Alors que le bruit court sur un imminent remaniement ministériel en Algérie, le Président Abdelmadjid Tebboune a-t-il désavoué le travail de son ministre de la Communication, Ammar Belhimer, sur fond de polémique concernant «le blocage et la censure» de médias électroniques dans le pays?
C’est en tout cas ce que laisse entendre dans un entretien à Tout sur l’Algérie (TSA), Sofiane Djilali, président du parti d’opposition Jil Jadid (Nouvelle génération) qui a rencontré dimanche 14 le chef de l’État lors d’un tête-à-tête dans le cadre des concertations avec les formations politiques sur la nouvelle loi électorale.
«Un remaniement partiel assez rapidement»
Après une hospitalisation de plusieurs mois en Allemagne en raison du Covid-19, le chef de l’État algérien est rentré le 12 février en Algérie.
«Il [le Président, ndlr] m’a paru en forme», affirme M.Djilali qui souligne qu’Abdelmadjid Tebboune «reprend activement sa fonction […]. Il m’a lui-même confirmé que son dossier santé était maintenant clos et sans suite».
Durant l’absence du Président, plusieurs voix se sont levées dans le pays pour dénoncer la manière avec laquelle certains ministres géraient leur secteur.
À ce titre, Sofiane Djilali annonce que «concernant le gouvernement, il a clairement dit qu’il envisageait un remaniement partiel assez rapidement». Le Président «a jugé que certains départements ministériels ne donnaient pas grand-chose et qu’il fallait remédier à ces faiblesses».

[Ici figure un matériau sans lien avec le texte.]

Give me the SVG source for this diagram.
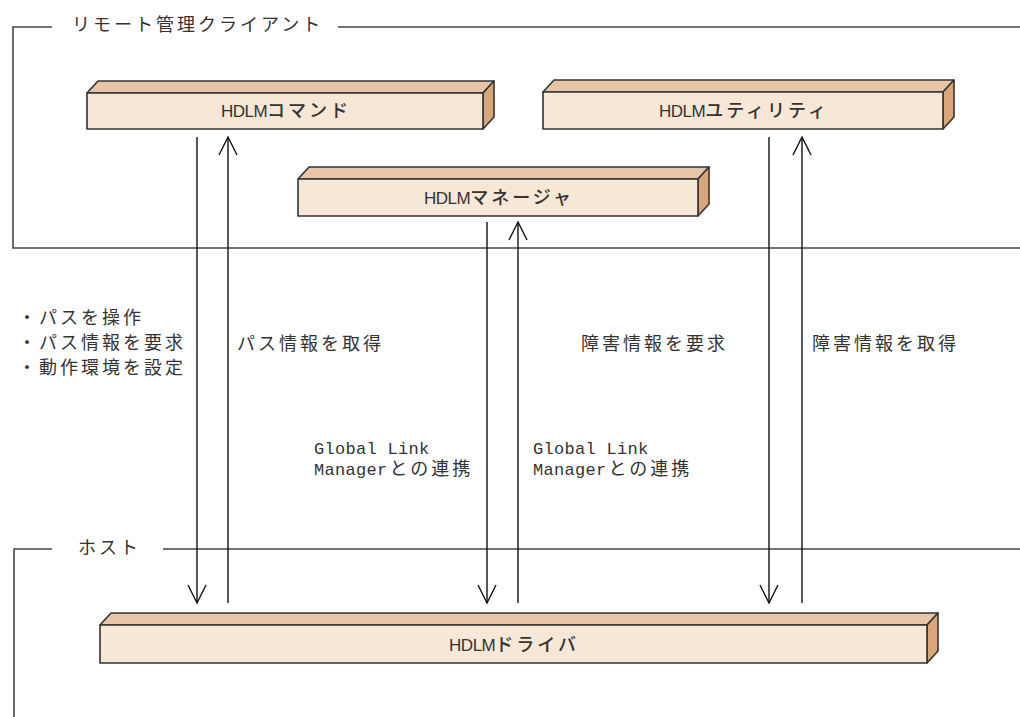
<svg xmlns="http://www.w3.org/2000/svg" width="1020" height="717" viewBox="0 0 1020 717">
<style>
.frame{fill:none;stroke:#444;stroke-width:1.6}
.front{fill:#F7E7D7;stroke:#333;stroke-width:1.6;stroke-linejoin:round}
.top{fill:#E8C5A6;stroke:#333;stroke-width:1.6;stroke-linejoin:round}
.side{fill:#D9A679;stroke:#333;stroke-width:1.6;stroke-linejoin:round}
.arr{fill:none;stroke:#111;stroke-width:1.4}
text{font-family:"Noto Sans CJK JP","Liberation Sans",sans-serif;font-size:18px;fill:#333}
.jp{letter-spacing:3px}
.lat{font-family:"Liberation Sans",sans-serif;font-size:17px;letter-spacing:-0.5px}
.mono{font-family:"Liberation Mono",monospace;font-size:17px;letter-spacing:0.3px}
.lbl{fill:#333;font-weight:500}
</style>
<defs>
<marker id="vh" viewBox="-20 -11 22 22" markerWidth="22" markerHeight="22" refX="0" refY="0" orient="auto" markerUnits="userSpaceOnUse" overflow="visible">
<path d="M-18,-9 L0,0 L-18,9" fill="none" stroke="#111" stroke-width="1.4"/>
</marker>
</defs>
<g id="frame-client">
<polyline class="frame" points="52,27 13,27 13,248 1020,248"/>
<line class="frame" x1="338" y1="27" x2="1020" y2="27"/>
<text x="72" y="31" class="jp">リモート管理クライアント</text>
</g>
<g id="frame-host">
<polyline class="frame" points="52,549 14,549 14,717"/>
<line class="frame" x1="163" y1="549" x2="1020" y2="549"/>
<text x="78" y="554" class="jp">ホスト</text>
</g>
<g id="connectors">
<line class="arr" x1="197" y1="137" x2="197" y2="603" marker-end="url(#vh)"/>
<line class="arr" x1="228" y1="603" x2="228" y2="137" marker-end="url(#vh)"/>
<line class="arr" x1="487" y1="222" x2="487" y2="603" marker-end="url(#vh)"/>
<line class="arr" x1="518" y1="603" x2="518" y2="222" marker-end="url(#vh)"/>
<line class="arr" x1="769" y1="137" x2="769" y2="603" marker-end="url(#vh)"/>
<line class="arr" x1="802" y1="603" x2="802" y2="137" marker-end="url(#vh)"/>
</g>
<g id="labels">
<text x="18" y="324" class="jp">・パスを操作</text>
<text x="18" y="349" class="jp">・パス情報を要求</text>
<text x="18" y="374" class="jp">・動作環境を設定</text>
<text x="237" y="350" class="jp">パス情報を取得</text>
<text x="581" y="350" class="jp">障害情報を要求</text>
<text x="812" y="350" class="jp">障害情報を取得</text>
<text x="314" y="454"><tspan class="mono">Global Link</tspan></text>
<text x="314" y="475"><tspan class="mono">Manager</tspan><tspan class="jp" dx="2">との連携</tspan></text>
<text x="533" y="454"><tspan class="mono">Global Link</tspan></text>
<text x="533" y="475"><tspan class="mono">Manager</tspan><tspan class="jp" dx="2">との連携</tspan></text>
</g>
<g id="node-command">
<polygon class="top" points="87,93 98,81 494,81 483,93"/>
<polygon class="side" points="483,93 494,81 494,117 483,129"/>
<rect class="front" x="87" y="93" width="396" height="36"/>
<text x="286" y="117" text-anchor="middle" class="lbl"><tspan class="lat">HDLM</tspan><tspan class="jp">コマンド</tspan></text>
</g>
<g id="node-utility">
<polygon class="top" points="543,92 554,80 954,80 943,92"/>
<polygon class="side" points="943,92 954,80 954,117 943,129"/>
<rect class="front" x="543" y="92" width="400" height="37"/>
<text x="744" y="117" text-anchor="middle" class="lbl"><tspan class="lat">HDLM</tspan><tspan class="jp">ユティリティ</tspan></text>
</g>
<g id="node-manager">
<polygon class="top" points="298,179 309,167 709,167 698,179"/>
<polygon class="side" points="698,179 709,167 709,204 698,216"/>
<rect class="front" x="298" y="179" width="400" height="37"/>
<text x="499" y="204" text-anchor="middle" class="lbl"><tspan class="lat">HDLM</tspan><tspan class="jp">マネージャ</tspan></text>
</g>
<g id="node-driver">
<polygon class="top" points="100,625 111,613 938,613 927,625"/>
<polygon class="side" points="927,625 938,613 938,651 927,663"/>
<rect class="front" x="100" y="625" width="827" height="38"/>
<text x="514" y="651" text-anchor="middle" class="lbl"><tspan class="lat">HDLM</tspan><tspan class="jp">ドライバ</tspan></text>
</g>
</svg>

Quid du secteur de la communication?
La nouvelle Constitution promue par le Président algérien qui, selon lui, est la pierre angulaire sur laquelle va se construire la nouvelle Algérie depuis son adoption par référendum en décembre 2020 stipule clairement qu’aucun site d’information «ne peut être suspendu sans une décision de justice». Or, plusieurs médias sont censurés dans le pays, à l’instar de TSA qui est bloqué depuis le 12 juin 2019, soit six mois avant l’élection de M.Tebboune au poste de Président.
«Concernant le champ médiatique», poursuit le chef de Jil Jadid, «le Président m’a confirmé qu’il s’agissait d’un dossier extrêmement important et qu’il sera traité en profondeur par un exécutif légitime qui sera installé après les élections [législatives anticipées, prévues probablement en juin, ndlr]».
Et de déplorer que «pour ma part, je ne comprends pas pourquoi des sites d’information sont bloqués». «Sincèrement, pour le bien de tous, mieux vaut avoir affaire à des sites professionnels qui traitent librement l’information qu’à des réseaux sociaux en furie qui polluent le champ médiatique», soutient-il.
Les justifications du ministre
Dans un entretien accordé au site Express, Ammar Belhimer affirme que, «motivés par une mauvaise foi ou par ignorance, certains incombent à tort» cette situation «au ministère de la Communication et interprètent cela comme de la "censure"».
«À cet effet, nous tenons à préciser que ces "blocages", ou je dirais plutôt interruptions, sont dus à des problèmes techniques, notamment la mauvaise connexion qui n’est nullement du ressort du ministère la Communication», assurait-il.
Or, dans une déclaration à Sputnik, Hamid Guemache, directeur de TSA, estime que les causes avancées par le ministre ne sont pas convaincantes. «Si le problème, comme le dit M.Belhimer, tenait à une question de coupure Internet, dans ce cas-là, même en passant par un VPN, notre site ne serait pas accessible, alors que ce n’est pas le cas [...]. Ce que je constate sur le terrain, c'est plutôt une lutte contre les médias électroniques indépendants», déplore-t-il.
Un limogeage arbitraire?
Le site Algérie62 qui dénonce également sa censure, tout comme Inter-Lignes, évoque dans un article le limogeage «injustifié» de la responsable nommée par Abdelmadjid Tebboune au ministère de la Communication pour réorganiser le secteur des médias électroniques.
Une journaliste de 20 ans de carrière «a été brutalement virée sans aucune explication» pendant l’absence du Président qui se trouvait alors en Allemagne. Une responsable qui a convaincu «par sa spontanéité et son engagement».
L’intéressée ayant été nommée par deux décrets présidentiels et limogée sans aucune notification, Algérie62 appelle la Présidence de la République et le ministère de la Communication à faire toute «la lumière» sur cette affaire aux répercussions négatives sur «les institutions de la République».